[Raw data]
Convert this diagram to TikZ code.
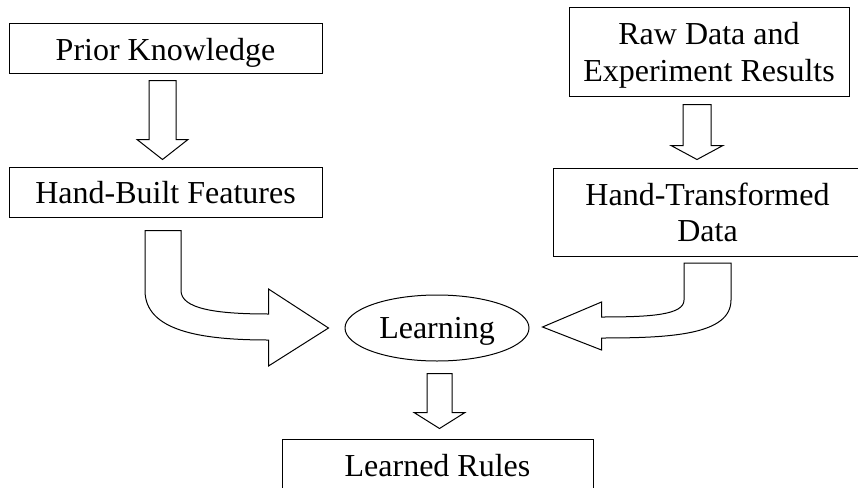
\documentclass[tikz,border=0pt]{standalone}
\usepackage{fontspec}
\setmainfont{Liberation Serif}
\usetikzlibrary{shapes.geometric,calc}

% Straight hollow block arrow pointing down.
% #1 top centre of the shaft, #2 tip, #3 shaft half width,
% #4 head half width, #5 head length (all in pt)
\newcommand\blockdown[5]{%
  \draw[blockarrow] let \p1=(#1), \p2=(#2) in
    (\x1-#3pt,\y1) -- (\x1-#3pt,\y2+#5pt) -- (\x1-#4pt,\y2+#5pt) -- (\x2,\y2)
    -- (\x1+#4pt,\y2+#5pt) -- (\x1+#3pt,\y2+#5pt) -- (\x1+#3pt,\y1) -- cycle;}

\begin{document}
\begin{tikzpicture}[x=1pt,y=-1pt,
  every node/.style={font=\fontsize{32}{36}\selectfont, line width=1pt},
  box/.style={draw, rectangle, inner sep=0pt, text height=23pt, text depth=0pt},
  twoline/.style={draw, rectangle, inner sep=0pt, align=center,
                  text height=58pt, text depth=0pt},
  oval/.style={draw, ellipse, inner sep=0pt, text height=21pt, text depth=0pt},
  blockarrow/.style={draw, line width=1pt, line join=miter}]
\useasboundingbox (0,0) rectangle (858,487);
\clip (0,0) rectangle (858,487);

% boxes
\node[box, minimum width=313pt, minimum height=49pt] (pk) at (165.5,48.5) {Prior Knowledge};
\node[box, minimum width=313pt, minimum height=50pt] (hb) at (165.5,192) {Hand-Built Features};
\node[twoline, minimum width=280pt, minimum height=88pt] (raw) at (709,52) {Raw Data and\\Experiment Results};
\node[twoline, minimum width=309pt, minimum height=88pt] (ht) at (707.5,212.5) {Hand-Transformed\\Data};
\node[oval, minimum width=184pt, minimum height=66pt] (learn) at (437,328) {Learning};
\node[box, minimum width=311pt, minimum height=51pt] (rules) at (437.5,464.5) {Learned Rules};

% straight block arrows
\coordinate (a1s) at ($(pk.south)+(-3,7)$);
\coordinate (a1e) at ($(hb.north)+(-3,-7)$);
\blockdown{a1s}{a1e}{13.5}{25.5}{20}

\coordinate (a2s) at ($(raw.south)+(-12,8)$);
\coordinate (a2e) at ($(ht.north)+(-10.5,-8.5)$);
\blockdown{a2s}{a2e}{14}{26}{14}

\coordinate (a3s) at ($(learn.south)+(2.5,12)$);
\coordinate (a3e) at ($(rules.north)+(2,-10)$);
\blockdown{a3s}{a3e}{12.5}{25.5}{16}

% bent block arrow: features -> learning
\coordinate (c1s) at ($(hb.south)+(-2.5,13)$);
\coordinate (c1e) at ($(learn.west)+(-16,0)$);
\draw[blockarrow]
  ($(c1s)+(-18,0)$) -- ($(c1s)+(-18,60)$)
  .. controls ($(c1s)+(-18,100)$) and ($(c1e)+(-129,12)$) .. ($(c1e)+(-60,12)$)
  -- ($(c1e)+(-60,38)$) -- (c1e) -- ($(c1e)+(-60,-39)$) -- ($(c1e)+(-60,-14)$)
  .. controls ($(c1e)+(-114,-14)$) and ($(c1s)+(18,78)$) .. ($(c1s)+(18,60)$)
  -- ($(c1s)+(18,0)$) -- cycle;

% bent block arrow: transformed data -> learning
\coordinate (c2s) at ($(ht.south)+(0,6)$);
\coordinate (c2e) at ($(learn.east)+(13,-1)$);
\draw[blockarrow]
  ($(c2s)+(-23.5,0)$) -- ($(c2s)+(-23.5,37)$)
  .. controls ($(c2s)+(-23.5,52)$) and ($(c2e)+(108,-10)$) .. ($(c2e)+(59,-10)$)
  -- ($(c2e)+(59,-25)$) -- (c2e) -- ($(c2e)+(59,23)$) -- ($(c2e)+(59,11)$)
  .. controls ($(c2e)+(128,11)$) and ($(c2s)+(23.5,72)$) .. ($(c2s)+(23.5,37)$)
  -- ($(c2s)+(23.5,0)$) -- cycle;
\end{tikzpicture}
\end{document}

[Exercise description] Emit the lines of the material exactly, from its first line to the line containing "-- (\x1+#4pt,\y2+#5pt) -- (\x1+#3pt,\y2+#5pt)", inclusive; leave every picture out.

[Solution to the problem]
Convert this diagram to TikZ code.
\documentclass[tikz,border=0pt]{standalone}
\usepackage{fontspec}
\setmainfont{Liberation Serif}
\usetikzlibrary{shapes.geometric,calc}

% Straight hollow block arrow pointing down.
% #1 top centre of the shaft, #2 tip, #3 shaft half width,
% #4 head half width, #5 head length (all in pt)
\newcommand\blockdown[5]{%
  \draw[blockarrow] let \p1=(#1), \p2=(#2) in
    (\x1-#3pt,\y1) -- (\x1-#3pt,\y2+#5pt) -- (\x1-#4pt,\y2+#5pt) -- (\x2,\y2)
    -- (\x1+#4pt,\y2+#5pt) -- (\x1+#3pt,\y2+#5pt) -- (\x1+#3pt,\y1) -- cycle;}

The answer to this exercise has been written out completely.